What was her worst moment?

"Every day was very bad ... But nothing seemed to me worse than seeing
my husband's rights being deprived. I was very upset, angry and very
concerned when I didn't see any action (by the government on his
behalf). I never heard of a Canadian being deported to Ireland because
he is of Irish descent. Of course, it's the Americans who did that
(sent Arar to Syria). But why was there not strong action to bring him
back home? To ie, it was about due process. A Canadian citizen
travelling on a Canadian passport must be treated according to
Canadian values."

She said she kept telling politicians and bureaucrats: "You know, if
this man has done something wrong, bring him to Canada and judge him
here."

Her spirits were uplifted as a Maher Arar Support Group sprang up, run
by the Ottawa-based Solidarity Network, and supported by the Canadian
section of the International Civil Liberties Monitoring Group.

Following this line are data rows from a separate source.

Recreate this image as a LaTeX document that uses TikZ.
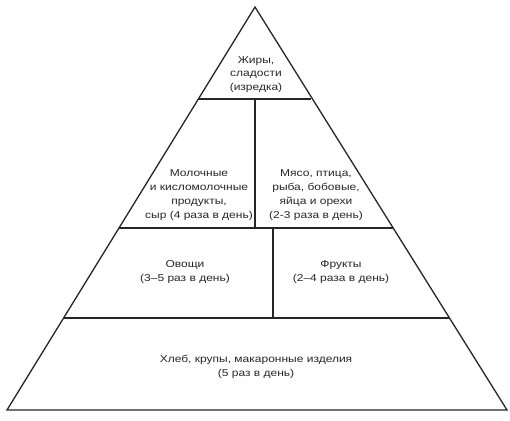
\documentclass[tikz,border=0pt]{standalone}
\usepackage{fontspec}
\setmainfont{Liberation Sans}[FakeStretch=1.2]
\begin{document}
\begin{tikzpicture}[x=1pt,y=-1pt,
  edge/.style={line width=1.3pt,draw=black!85},
  lbl/.style={align=center,font=\fontsize{10}{13.8}\selectfont,text=black!85,inner sep=0pt}]
\useasboundingbox (0,0) rectangle (510,420);
\coordinate (A) at (255,7);
\coordinate (L) at (7,410);
\coordinate (R) at (507,410);
\draw[edge,line join=miter] (A) -- (L) -- (R) -- cycle;
% horizontal dividers
\draw[edge] (198.4,99) -- (311.4,99);
\draw[edge] (119,228) -- (393,228);
\draw[edge] (64,318) -- (449.5,318);
% vertical dividers
\draw[edge] (255,99) -- (255,228);
\draw[edge] (273,228) -- (273,318);
\node[lbl] (fat) at (256,74.5) {Жиры,\\сладости\\(изредка)};
\node[lbl] (milk) at (199,195) {Молочные\\и кисломолочные\\продукты,\\сыр (4 раза в день)};
\node[lbl] (meat) at (316,195) {Мясо, птица,\\рыба, бобовые,\\яйца и орехи\\(2-3 раза в день)};
\node[lbl] (veg) at (185,272) {Овощи\\(3–5 раз в день)};
\node[lbl] (fruit) at (341,272) {Фрукты\\(2–4 раза в день)};
\node[lbl] (bread) at (256,367) {Хлеб, крупы, макаронные изделия\\(5 раз в день)};
\end{tikzpicture}
\end{document}
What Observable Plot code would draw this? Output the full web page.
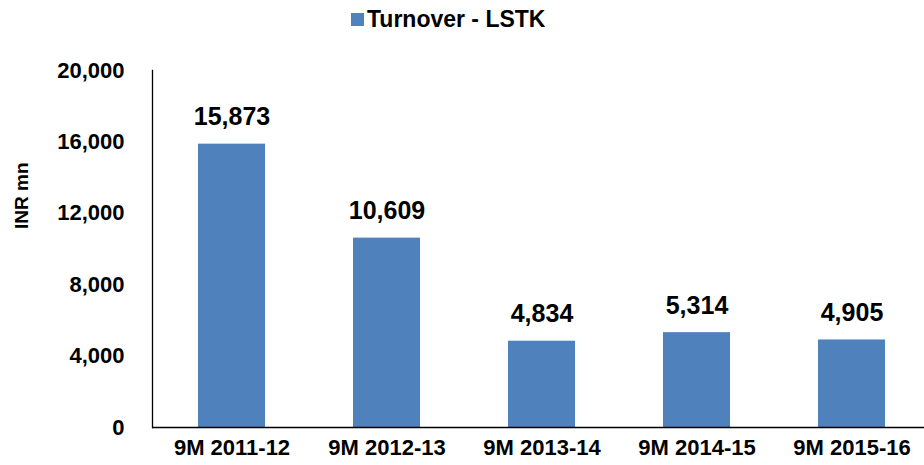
<!DOCTYPE html>
<html>
<head>
<meta charset="utf-8">
<script src="https://cdn.jsdelivr.net/npm/d3@7"></script>
<script src="https://cdn.jsdelivr.net/npm/@observablehq/plot@0.6"></script>
<style>
  html, body { margin: 0; padding: 0; background: #fff; }
  body { width: 924px; height: 465px; overflow: hidden; font-family: "Liberation Sans", Arial, sans-serif; }
  #legend { position: relative; height: 40px; }
  #legend .sw { position: absolute; left: 351px; top: 13px; width: 13px; height: 13px; background: #4F81BD; }
  #legend .lb { position: absolute; left: 367px; top: 6px; font-weight: bold; font-size: 23px; line-height: 27px; color: #000; }
</style>
</head>
<body>
<div id="legend"><span class="sw"></span><span class="lb"></span></div>
<div id="chart"></div>
<script>
const seriesName = "Turnover - LSTK";
const categories = ["9M 2011-12", "9M 2012-13", "9M 2013-14", "9M 2014-15", "9M 2015-16"];
const values = [15873, 10609, 4834, 5314, 4905];
const yTicks = [0, 4000, 8000, 12000, 16000, 20000];
const yLabel = "INR mn";

document.querySelector("#legend .lb").textContent = seriesName;

const data = categories.map((c, i) => ({cat: c, value: values[i]}));
const fmt = d3.format(",");
const font = "Liberation Sans, Arial, sans-serif";

const chart = Plot.plot({
  width: 924,
  height: 425,
  marginTop: 30,
  marginBottom: 38,
  marginLeft: 152,
  marginRight: 0,
  style: {fontFamily: font, color: "#000", background: "#fff"},
  x: {domain: categories, range: [152, 931], paddingInner: 0.57, paddingOuter: 0.285},
  y: {domain: [0, 20000]},
  marks: [
    Plot.barY(data, {x: "cat", y: "value", fill: "#4F81BD"}),
    Plot.frame({anchor: "left", stroke: "#000", strokeWidth: 1.3}),
    Plot.ruleY([0], {stroke: "#000", strokeWidth: 1.3}),
    Plot.axisY({ticks: yTicks, tickFormat: fmt, tickSize: 0, tickPadding: 28, fontSize: 22, fontWeight: "bold", label: null}),
    Plot.axisX({tickSize: 0, tickPadding: 12, fontSize: 22, fontWeight: "bold", label: null}),
    Plot.text(data, {x: "cat", y: "value", text: d => fmt(d.value), lineAnchor: "bottom", dy: -19, fontSize: 25, fontWeight: "bold", fill: "#000"}),
    Plot.text([yLabel], {frameAnchor: "left", rotate: -90, dx: -131, dy: -20, fontSize: 19, fontWeight: "bold", fill: "#000"})
  ]
});
document.getElementById("chart").appendChild(chart);
</script>
</body>
</html>
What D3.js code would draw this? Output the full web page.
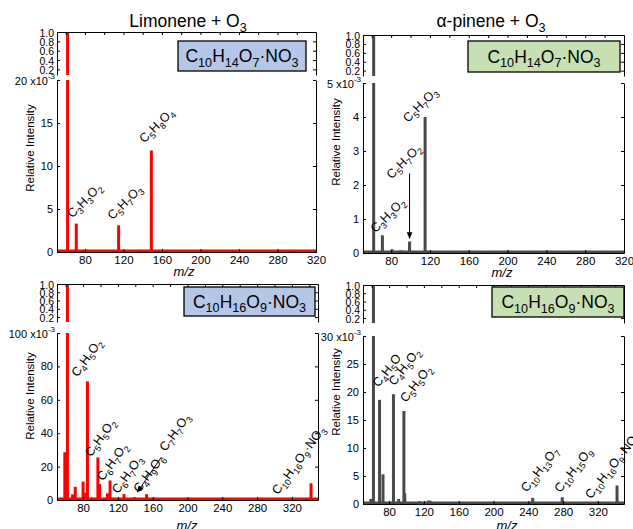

Her faith in Canada was fully restored, she said, the day she
testified before a House of Commons committee. "I was amazed that so
many politicians from different parties spoke up and offered to help.
It was not party politics. They were taking up the case of a
Canadian."

Told of the characterization of her as a new Canadian heroine, she
said: "Oh, my goodness," and fell silent.

Three days after McDonough's tribute to her in Parliament, Mazigh was
also lauded in a sermon at Masjid Toronto at Dundas and Bay. Farhad
Khadim, a volunteer imam who takes turns leading the Friday prayer,
told the congregation Mazigh had turned public perception of a Muslim
woman on its head.

Told about that, Mazigh said she was forced by circumstances to play a
public role. "I hope I used it the right way," she said, and urged
Muslim men to "encourage their wives and daughters to raise their
voices, and be outspoken."

But, in a post-feminist sensibility, she emphasized that she did not
see the issue as gender warfare.

Nonetheless, "Muslim attitudes here must change. We have to take the
wonderful opportunity of democratic Canada to get educated and protect
our rights."

Finally, how is Arar doing? "Alhamd-o-lillah, every day is a new day."